Given material>
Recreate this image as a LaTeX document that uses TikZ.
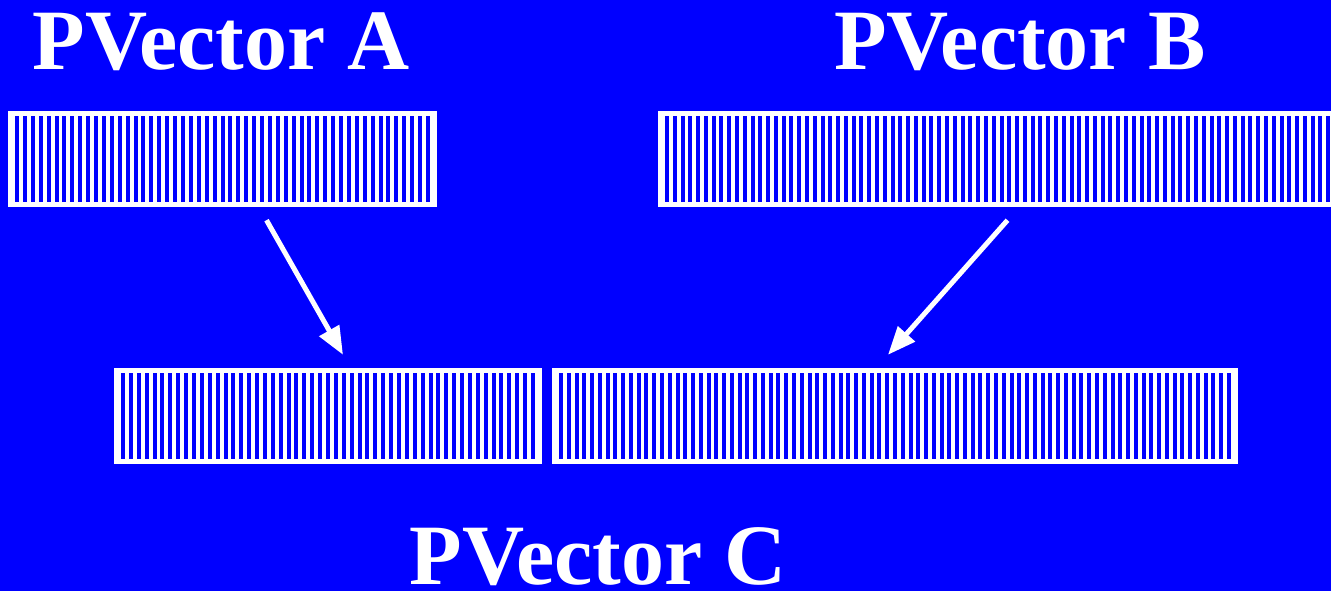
\documentclass[tikz,border=0pt]{standalone}
\usepackage{fontspec}
\setmainfont{Liberation Serif}
\usetikzlibrary{arrows.meta,calc}
\definecolor{pvBlue}{HTML}{0000FF}
\tikzset{
  pvBox/.style={draw=none,fill=white,inner sep=0pt,minimum height=96pt},
  pvTitle/.style={text=white,anchor=base,inner sep=0pt,
    font=\bfseries\fontsize{86}{86}\selectfont},
  pvArrow/.style={draw=white,line width=5pt,
    -{Triangle[length=28pt,width=22pt]}}
}
% one striped vector: name, left, right, top (pixels)
\newcommand{\pvbar}[4]{%
  \node[pvBox,minimum width={#3-#2}] (#1) at ({(#2+#3)/2},{#4+48}) {};
  \pgfmathtruncatemacro{\nstripes}{(#3-#2-14)/7.7}
  \pgfmathsetmacro{\pitch}{(#3-#2-18)/(\nstripes-1)}
  \foreach \i in {1,...,\nstripes}
    \fill[pvBlue] ({#2+7+(\i-1)*\pitch},{#4+5}) rectangle ++(4,86);
}

\begin{document}
\begin{tikzpicture}[x=1pt,y=-1pt]
\fill[pvBlue] (0,0) rectangle (1331,591);
\useasboundingbox (0,0) rectangle (1331,591);
\node[pvTitle] (titleA) at (221,70) {PVector A};
\node[pvTitle] (titleB) at (1020,70) {PVector B};
\node[pvTitle] (titleC) at (598,584) {PVector C};
\pvbar{vecA}{8}{437}{111}
\pvbar{vecB}{658}{1345}{111}
\pvbar{vecCa}{114}{542}{368}
\pvbar{vecCb}{552}{1238}{368}
\draw[pvArrow] ([xshift=44pt,yshift=-13pt]vecA.south) --
  ([xshift=15pt,yshift=13pt]vecCa.north);
\draw[pvArrow] ([xshift=6pt,yshift=-13pt]vecB.south) --
  ([xshift=-7pt,yshift=13pt]vecCb.north);
\end{tikzpicture}
\end{document}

Objective> Output the data exactly. Pictures don't belong in the result.

The result>
Recreate this image as a LaTeX document that uses TikZ.
\documentclass[tikz,border=0pt]{standalone}
\usepackage{fontspec}
\setmainfont{Liberation Serif}
\usetikzlibrary{arrows.meta,calc}
\definecolor{pvBlue}{HTML}{0000FF}
\tikzset{
  pvBox/.style={draw=none,fill=white,inner sep=0pt,minimum height=96pt},
  pvTitle/.style={text=white,anchor=base,inner sep=0pt,
    font=\bfseries\fontsize{86}{86}\selectfont},
  pvArrow/.style={draw=white,line width=5pt,
    -{Triangle[length=28pt,width=22pt]}}
}
% one striped vector: name, left, right, top (pixels)
\newcommand{\pvbar}[4]{%
  \node[pvBox,minimum width={#3-#2}] (#1) at ({(#2+#3)/2},{#4+48}) {};
  \pgfmathtruncatemacro{\nstripes}{(#3-#2-14)/7.7}
  \pgfmathsetmacro{\pitch}{(#3-#2-18)/(\nstripes-1)}
  \foreach \i in {1,...,\nstripes}
    \fill[pvBlue] ({#2+7+(\i-1)*\pitch},{#4+5}) rectangle ++(4,86);
}

\begin{document}
\begin{tikzpicture}[x=1pt,y=-1pt]
\fill[pvBlue] (0,0) rectangle (1331,591);
\useasboundingbox (0,0) rectangle (1331,591);
\node[pvTitle] (titleA) at (221,70) {PVector A};
\node[pvTitle] (titleB) at (1020,70) {PVector B};
\node[pvTitle] (titleC) at (598,584) {PVector C};
\pvbar{vecA}{8}{437}{111}
\pvbar{vecB}{658}{1345}{111}
\pvbar{vecCa}{114}{542}{368}
\pvbar{vecCb}{552}{1238}{368}
\draw[pvArrow] ([xshift=44pt,yshift=-13pt]vecA.south) --
  ([xshift=15pt,yshift=13pt]vecCa.north);
\draw[pvArrow] ([xshift=6pt,yshift=-13pt]vecB.south) --
  ([xshift=-7pt,yshift=13pt]vecCb.north);
\end{tikzpicture}
\end{document}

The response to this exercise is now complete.